Rachel Cleary’s family, along with her neighbors the Crenchaws, harbor a clandestine, multigenerational obligation: to guard the perimeter of the forest at the edge of Shadow Grove, maintaining an uneasy peace with the magical beings who live in the forest. It’s not so much a matter about keeping things out of the forest but keeping other naughty nighttime beasties in. And for years, it’s worked—a delicate, if tenuous, balance has been more-or-less kept, even if the occasional shadow does slip through the bounds. But now it seems like something nastier than usual has made its--her-- way through the cracks: “There’s something wrong with the forest.

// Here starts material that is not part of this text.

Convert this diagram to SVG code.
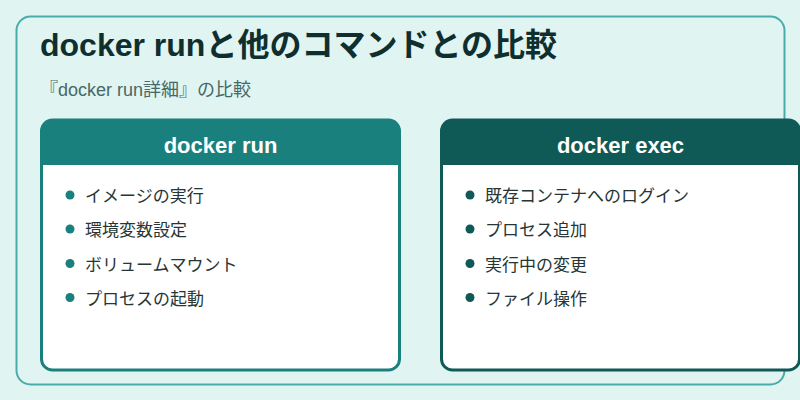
<svg xmlns="http://www.w3.org/2000/svg" width="800" height="400" viewBox="0 0 800 400">
<style>
.title{font-family:"Liberation Sans","Noto Sans CJK JP",sans-serif;font-weight:bold;font-size:32px;fill:#0f2f2e}
.sub{font-family:"Liberation Sans","Noto Sans CJK JP",sans-serif;font-size:18px;fill:#466866}
.hdr{font-family:"Liberation Sans","Noto Sans CJK JP",sans-serif;font-weight:bold;font-size:22px;fill:#ffffff;text-anchor:middle}
.item{font-family:"Liberation Sans","Noto Sans CJK JP",sans-serif;font-size:17px;fill:#263636}
</style>
<rect x="0" y="0" width="800" height="400" fill="#e0f4f2"/>
<rect x="16.5" y="16.5" width="768" height="368" rx="14" fill="none" stroke="#4aabab" stroke-width="2"/>
<text class="title" x="40" y="56">docker runと他のコマンドとの比較</text>
<text class="sub" x="40" y="96">『docker run詳細』の比較</text>
<g id="card-run">
<clipPath id="c1"><rect x="41.5" y="120" width="358" height="250" rx="11"/></clipPath>
<rect x="41.5" y="120" width="358" height="250" rx="11" fill="#ffffff"/>
<rect x="41.5" y="120" width="358" height="45" fill="#1a807d" clip-path="url(#c1)"/>
<rect x="41.5" y="120" width="358" height="250" rx="11" fill="none" stroke="#1a807d" stroke-width="3"/>
<text class="hdr" x="220.5" y="153">docker run</text>
<circle cx="70" cy="195" r="4.5" fill="#1a807d"/>
<circle cx="70" cy="229" r="4.5" fill="#1a807d"/>
<circle cx="70" cy="263.5" r="4.5" fill="#1a807d"/>
<circle cx="70" cy="297.5" r="4.5" fill="#1a807d"/>
<text class="item" x="85" y="202">イメージの実行</text>
<text class="item" x="85" y="236">環境変数設定</text>
<text class="item" x="85" y="270.5">ボリュームマウント</text>
<text class="item" x="85" y="304.5">プロセスの起動</text>
</g>
<g id="card-exec">
<clipPath id="c2"><rect x="441.5" y="120" width="358" height="250" rx="11"/></clipPath>
<rect x="441.5" y="120" width="358" height="250" rx="11" fill="#ffffff"/>
<rect x="441.5" y="120" width="358" height="45" fill="#0f5957" clip-path="url(#c2)"/>
<rect x="441.5" y="120" width="358" height="250" rx="11" fill="none" stroke="#0f5957" stroke-width="3"/>
<text class="hdr" x="620.5" y="153">docker exec</text>
<circle cx="470" cy="195" r="4.5" fill="#0f5957"/>
<circle cx="470" cy="229" r="4.5" fill="#0f5957"/>
<circle cx="470" cy="263.5" r="4.5" fill="#0f5957"/>
<circle cx="470" cy="297.5" r="4.5" fill="#0f5957"/>
<text class="item" x="485" y="202">既存コンテナへのログイン</text>
<text class="item" x="485" y="236">プロセス追加</text>
<text class="item" x="485" y="270.5">実行中の変更</text>
<text class="item" x="485" y="304.5">ファイル操作</text>
</g>
<g id="connectors"/>
</svg>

It’s waking up.”
 
In addition to the recent slew of missing children, the adults of Shadow Grove are acting….very Stepford…but Rachel suspects there’s a deeper link to the strange events in Shadow Grove—and this new darkness is not only far from over, but it may be deep enough to swallow the town whole. With the help of her eccentric, elderly neighbor, a Scottish hottie, a childhood friend turned handsome socialite, and a super hot fae prince, Rachel discovers that the dark presence lurking around the edges of the forest of Shadow Grove belongs to the Night Weaver. Modeled off the Black Annis, a blue-faced, iron-clawed, child-gobbling bogeyman in English folklore, the Night Weaver doesn’t only prey upon the flesh of children, but on grief, fear, and pain—making her both the monster under the bed in a scared child’s bedroom and a fitting personification of the dark shadow that lives in the back of the mind of anyone who has experienced tragedy. If Rachel wants to save the missing children and the adults of her Shadow Grove, she’ll have accept that the small town she’s grown up in is anything other than normal, and that sometimes nothing is as it seems—and that the only way to find your way out of the darkness is to move toward the light.
 
Though at times the story moves perhaps a little too quickly and is not entirely free of YA tropes, The Night Weaver is nonetheless a well-laid dark fantasy and a clear entrance into a new series that will invite in a new generation of horror readers.

Synopsis (Goodreads):
 
SHADOW GROVE IS A PERFECTLY PLEASANT TOWN...
Shadow Grove isn't a typical town. Bad things happen here. Children disappear, one after the other, and nobody is doing anything about it. Parents don't grieve, missing posters don't line the streets, and the sheriff seems unconcerned.
Seventeen-year-old Rachel Cleary lives on the outskirts of Shadow Grove, next to the creepy forest everyone pretends doesn't exist. Usually the forest is filled with an eerie calm, an unmistakable graveyard solemnity. But the trees have started whispering, forgotten creatures are stirring, and the nights feel darker than ever.

Something is stalking the residents of Shadow Grove, changing them into brain-dead caricatures of themselves. It's up to Rachel to stop the devouring of her hometown before all is destroyed and everyone she loves is forever lost.